Deresiewicz describes being an intellectual as “being passionate about ideas—and not just for the duration of a semester, for the sake of pleasing the teacher, or for getting a good grade.” (Deresiewicz) Similarly, I believe an intellectual is a life-long learner: someone who craves knowledge and holds wisdom and understanding in the highest regard. Top tier college institutions are suppose to produce intellectuals, but unfortunately that is not what is necessarily profitable or in the best interests of the institutions. A teacher can be the ultimate intellectual; a person highly values knowledge, wisdom, and understanding, and as a result wishes to provide others with a strong education. However, most students at elite institutions view teaching as a second tier profession. A teacher is not as successful as a doctor or a lawyer. As an example, last semester I was watching an episode of The Office in which one character applies to Cornell University in an attempt to frustrate a co-worker who attended Cornell. A peer I was watching the show with then said, “Why would you even want to go to Cornell? It’s the worst of the Ivies.” She then proceeded to argue that Haverford College has better name-recognition than Cornell, a point that I disputed. I claimed that if I were to move to New Mexico and seek a job as a teacher, my prospective employer would be more impressed if I had graduated from Cornell than from Haverford. She retorted, “Well, when you want to make some real money, important employers will hold Haverford in higher regard.” This elitist, anti-intellectual, success driven attitude exemplifies what is wrong with the culture of higher education at top tier schools. There is shortsightedness blinding students from realizing that “success” as they have been taught, doesn’t necessarily lead to a successful life. Being “successful” and having analytic intelligence, as Deresiewicz calls it, isn’t the same as being happy and having social and emotional intelligence. It is time for elite schools to read their mottos and redirect the teachings of their institutions to reflect those mottos: “Light and truth,” not “Success.”
Reference:
William Deresiewicz, “The Disadvantages of an Elite Education,” The American Scholar, Summer 2008.
Comments
"elite" education
I certainly share your concerns (and those of Deresiewicz) about shortcomings of American "elite" higher education. What bothers me even more than their impact on students enrolled in them is a tendency to treat them as the standard to which other educational systems/institutions ought to aspire.

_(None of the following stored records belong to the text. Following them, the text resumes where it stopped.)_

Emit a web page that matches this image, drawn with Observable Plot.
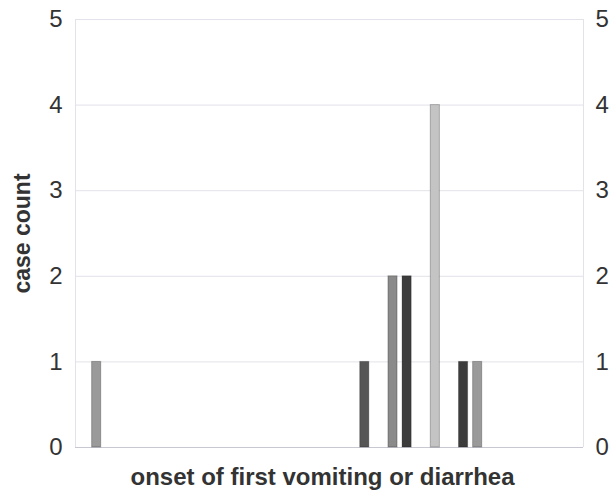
<!DOCTYPE html>
<html>
<head>
<meta charset="utf-8">
<script src="https://cdn.jsdelivr.net/npm/d3@7"></script>
<script src="https://cdn.jsdelivr.net/npm/@observablehq/plot@0.6"></script>
<style>
  html, body { margin: 0; padding: 0; background: #fff; }
  svg { font-family: "Liberation Sans", Arial, sans-serif; }
</style>
</head>
<body>
<div id="chart"></div>
<script>
// Onset slot (time index) of each bar, its case count, and its group
const onsetSlot = [0, 19, 21, 22, 24, 26, 27];
const caseCount = [1, 1, 2, 2, 4, 1, 1];
const group     = ["B", "D", "C", "E", "A", "E", "B"];
const groupNames  = ["A", "B", "C", "D", "E"];
const yTicks = [0, 1, 2, 3, 4, 5];
const xTitle = "onset of first vomiting or diarrhea";
const yTitle = "case count";

const data = onsetSlot.map((s, i) => ({slot: s, count: caseCount[i], group: group[i]}));

const chart = Plot.plot({
  width: 616,
  height: 495,
  marginLeft: 75,
  marginRight: 33,
  marginTop: 19,
  marginBottom: 48,
  style: {fontFamily: "'Liberation Sans', Arial, sans-serif", color: "#333", background: "#fff"},
  x: {domain: [-1.5, 34.5], axis: null},
  y: {domain: [0, 5], axis: null},
  color: {domain: groupNames, range: ["#c4c4c4", "#9a9a9a", "#8a8a8a", "#565656", "#3c3c3c"]},
  marks: [
    Plot.gridY(yTicks, {stroke: "#e2e2ea", strokeOpacity: 1}),
    Plot.ruleX([-1.5, 34.5], {stroke: "#e2e2ea"}),
    Plot.ruleY([0], {stroke: "#c8c8d2"}),
    Plot.rectY(data, {
      x1: d => d.slot - 0.5,
      x2: d => d.slot + 0.5,
      y: "count",
      fill: "group",
      stroke: "rgba(0,0,0,0.25)",
      strokeWidth: 1,
      insetLeft: 2.5,
      insetRight: 2.5
    }),
    Plot.axisY(yTicks, {anchor: "left", tickSize: 0, tickPadding: 13, fontSize: 24, fill: "#333", label: null, tickFormat: "d"}),
    Plot.axisY(yTicks, {anchor: "right", tickSize: 0, tickPadding: 12, fontSize: 24, fill: "#333", label: null, tickFormat: "d"}),
    Plot.text([yTitle], {frameAnchor: "left", textAnchor: "middle", dx: -53, rotate: -90, fontSize: 23, fontWeight: "bold", fill: "#333"}),
    Plot.text([xTitle], {frameAnchor: "bottom", dx: -7, dy: 37, fontSize: 24, fontWeight: "bold", fill: "#333"})
  ]
});
document.getElementById("chart").appendChild(chart);
</script>
</body>
</html>
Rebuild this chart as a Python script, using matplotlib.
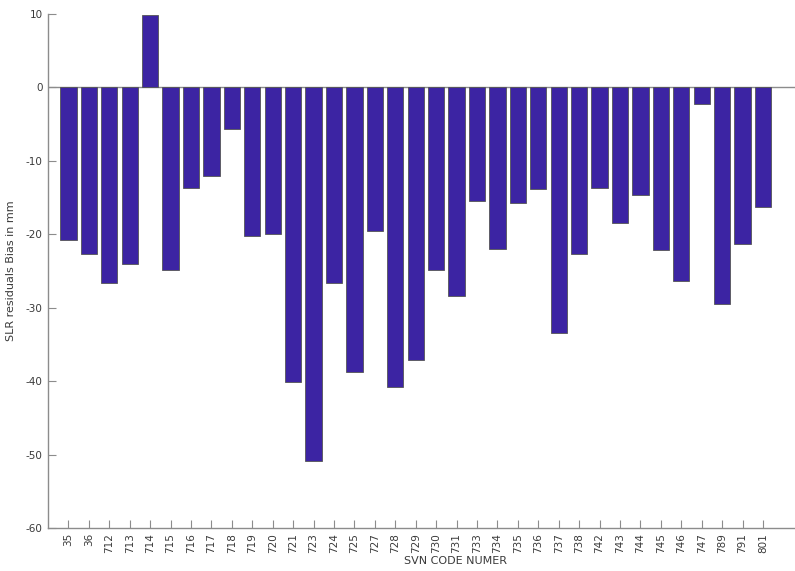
import numpy as np
import matplotlib
matplotlib.use("Agg")
import matplotlib.pyplot as plt

plt.rcParams["axes.unicode_minus"] = False

# SLR residual bias per GPS satellite (SVN)
svn = ["35", "36", "712", "713", "714", "715", "716", "717", "718", "719",
       "720", "721", "723", "724", "725", "727", "728", "729", "730", "731",
       "733", "734", "735", "736", "737", "738", "742", "743", "744", "745",
       "746", "747", "789", "791", "801"]
bias_mm = [-20.8, -22.7, -26.6, -24.0, 9.8, -24.9, -13.7, -12.1, -5.6, -20.2,
           -19.9, -40.1, -50.9, -26.6, -38.7, -19.5, -40.8, -37.1, -24.8, -28.4,
           -15.4, -22.0, -15.8, -13.8, -33.5, -22.7, -13.7, -18.5, -14.7, -22.1,
           -26.4, -2.2, -29.5, -21.3, -16.3]

grey = "#8c8c8c"
txt = "#3a3a3a"

fig = plt.figure(figsize=(7.95, 5.71), dpi=100)
ax = fig.add_axes([48 / 795, 1 - 528 / 571, 1 - 48 / 795, (528 - 14) / 571])

x = np.arange(1, len(svn) + 1)
ax.bar(x, bias_mm, width=0.8, color="#3c24a3", edgecolor="#555555",
       linewidth=0.6, zorder=2)
ax.axhline(0, color=grey, linewidth=1.0, zorder=1)

ax.set_xlim(0, 1 + (795 - 68) / 20.44)
ax.set_ylim(-60, 10)
ax.set_yticks(np.arange(-60, 11, 10))
ax.set_xticks(x)
ax.set_xticklabels(svn, rotation=90)

for s in ["top", "right"]:
    ax.spines[s].set_visible(False)
for s in ["left", "bottom"]:
    ax.spines[s].set_color(grey)
    ax.spines[s].set_linewidth(1.0)

ax.tick_params(axis="both", direction="in", color=grey, length=6,
               width=0.8, labelsize=7.5, labelcolor=txt)
ax.tick_params(axis="y", pad=4)

ax.set_xlabel("SVN CODE NUMER", fontsize=8, color=txt)
ax.xaxis.set_label_coords((456 - 48) / (795 - 48), -0.055)
ax.set_ylabel("SLR residuals Bias in mm", fontsize=8, color=txt)
ax.yaxis.set_label_coords(-0.043, 0.5)

fig.savefig("out.png", dpi=100)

An interesting question is whether perhaps there is something to learn from the existing non-"elite" institutions? Perhaps they are actually doing a better job of educating? Maybe there is something the "elite" institutions could learn from them, and maybe some things the "elite" institutions actually do well that could also be more broadly shared? Maybe part of the problem is the very designation of some institutions and not others as "elite'?